Вскоре узникам передали записку. В ней было всего две фразы: «Добейтесь разрешения на передачи. Комитет поможет вам».

Бабушкин ликовал.

— Строчите нижайшую просьбу начальнику полицейского участка, — весело сказал он студенту. — Я бы сам написал, да у меня здесь родных нет. А впрочем, мне бы всё равно не разрешили.

Через два дня Горовицу сообщили распоряжение начальника: «Дозволяется получение питательных предметов, как-то: колбасы, сала, хлеба, а также подушки, штанов и исподнего белья. До выдачи заключенному означенных вещей производить тщательный осмотр».

Спустя несколько дней надзиратель принес первую передачу. В корзине лежали продукты и белье.

Как только тюремщик вышел, Бабушкин велел Исаю стать к двери, заслонив «глазок», а сам принялся ножом разрезать на мелкие кусочки присланную краюху хлеба.
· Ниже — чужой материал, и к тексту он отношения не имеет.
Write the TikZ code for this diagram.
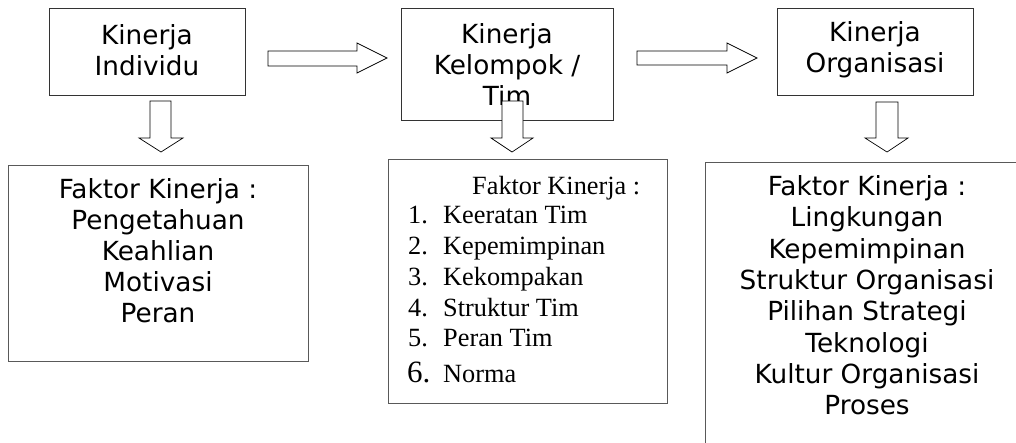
\documentclass[tikz,border=0pt]{standalone}
\usepackage{fontspec}
\setmainfont{DejaVu Sans}
\newfontfamily\timesf{Liberation Serif}
\begin{document}
\begin{tikzpicture}[x=1pt,y=-1pt,
  topbox/.style={draw=black!80, line width=0.8pt, fill=white, inner sep=0pt},
  botbox/.style={draw=black!65, line width=1pt, fill=none},
  blockarrow/.style={draw=black, line width=0.7pt, fill=white, line join=miter},
  sanstext/.style={font=\fontsize{26.3}{31}\selectfont, align=center, inner sep=0pt},
  sertext/.style={font=\timesf\fontsize{26.3}{30}\selectfont, inner sep=0pt, anchor=base west}]
\useasboundingbox (0,0) rectangle (1016,442);
\fill[white] (0,0) rectangle (1016,442);

% top boxes
\node[topbox, minimum width=196pt, minimum height=87pt] (ind) at (147,51.5) {};
\node[sanstext] (indt) at (147,50) {Kinerja\\Individu};
\node[topbox, minimum width=212pt, minimum height=112pt] (kel) at (507,64) {};
\node[sanstext] (kelt) at (507,65) {Kinerja\\Kelompok /\\Tim};
\node[topbox, minimum width=196pt, minimum height=87pt] (org) at (875,51.5) {};
\node[sanstext] (orgt) at (875,50) {Kinerja\\Organisasi};

% right block arrows
\draw[blockarrow] (268,51) -- (357,51) -- (357,43) -- (387,58) -- (357,73) -- (357,66) -- (268,66) -- cycle;
\draw[blockarrow] (637,51) -- (727,51) -- (727,43) -- (757,58) -- (727,73) -- (727,65) -- (637,65) -- cycle;

% down block arrows
\draw[blockarrow] (150,101) -- (171,101) -- (171,138) -- (183,138) -- (161,152) -- (139,138) -- (150,138) -- cycle;
\draw[blockarrow] (502,101) -- (523,101) -- (523,138) -- (533,138) -- (512,152) -- (491,138) -- (502,138) -- cycle;
\draw[blockarrow] (876,102) -- (898,102) -- (898,138) -- (908,138) -- (887,152) -- (865,138) -- (876,138) -- cycle;

% bottom box 1
\draw[botbox] (8,165) rectangle (308,361);
\node[sanstext, anchor=north] (f1) at (158,178.5) {Faktor Kinerja :\\Pengetahuan\\Keahlian\\Motivasi\\Peran};

% bottom box 2
\draw[botbox] (388,159) rectangle (667,403);
\node[sertext] (f2) at (472,194) {Faktor Kinerja :};
\node[sertext] (n1) at (408,223) {1.};
\node[sertext] (l1) at (443,223) {Keeratan Tim};
\node[sertext] (n2) at (408,254) {2.};
\node[sertext] (l2) at (443,254) {Kepemimpinan};
\node[sertext] (n3) at (408,285) {3.};
\node[sertext] (l3) at (443,285) {Kekompakan};
\node[sertext] (n4) at (408,316) {4.};
\node[sertext] (l4) at (443,316) {Struktur Tim};
\node[sertext] (n5) at (408,346) {5.};
\node[sertext] (l5) at (443,346) {Peran Tim};
\node[sertext, font=\timesf\fontsize{31}{36}\selectfont] (n6) at (407,382) {6.};
\node[sertext] (l6) at (443,382) {Norma};

% bottom box 3 (extends past the frame)
\draw[botbox] (705,470) -- (705,162) -- (1030,162);
\node[sanstext, anchor=north, font=\fontsize{26.3}{31.3}\selectfont] (f3) at (867,175.5) {Faktor Kinerja :\\Lingkungan\\Kepemimpinan\\Struktur Organisasi\\Pilihan Strategi\\Teknologi\\Kultur Organisasi\\Proses};
\end{tikzpicture}
\end{document}
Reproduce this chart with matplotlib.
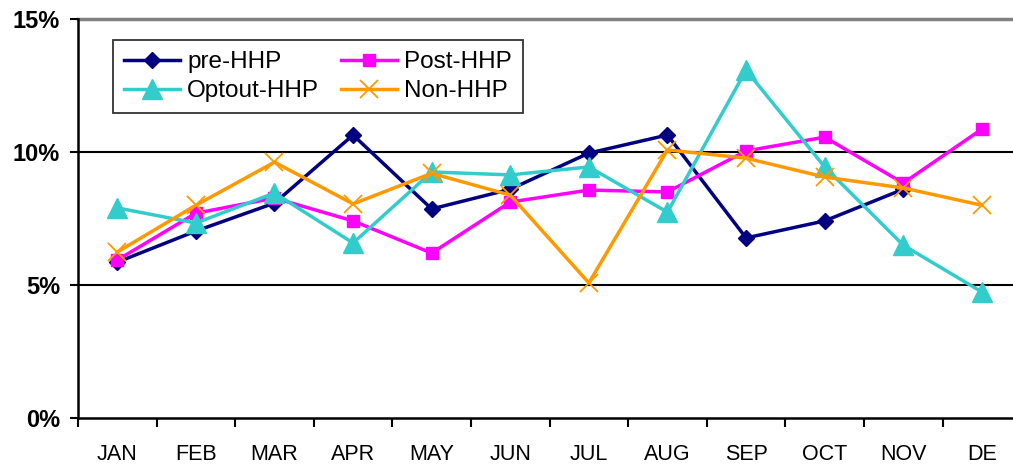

Исай, сильно отощавший на тюремных харчах, схватил из корзины круг колбасы и жадно принялся за еду.

— Осторожно! — предупредил Бабушкин.

— Чего осторожно? — не понял студент.

Бабушкин взял у него колбасный круг и молча содрал кожуру. Внутри оказалась тонкая, гибкая стальная пилка.

Через два дня в камеру вновь вошел надзиратель.

— Заботливая у вас сестрица, — сказал он Исаю, кладя на нары объемистый сверток.

Когда надзиратель ушел, Бабушкин стал резать продукты на мелкие кусочки и извлек из буханки хлеба вторую тонкую английскую пилку.

Потом он снял с ноги сапог и стал аккуратно отдирать стельку.

Исай расширенными от удивления глазами следил за каждым движением его рук.

«Что такое? Не помутился ли у Бабушкина рассудок?» — тревожно думал студент.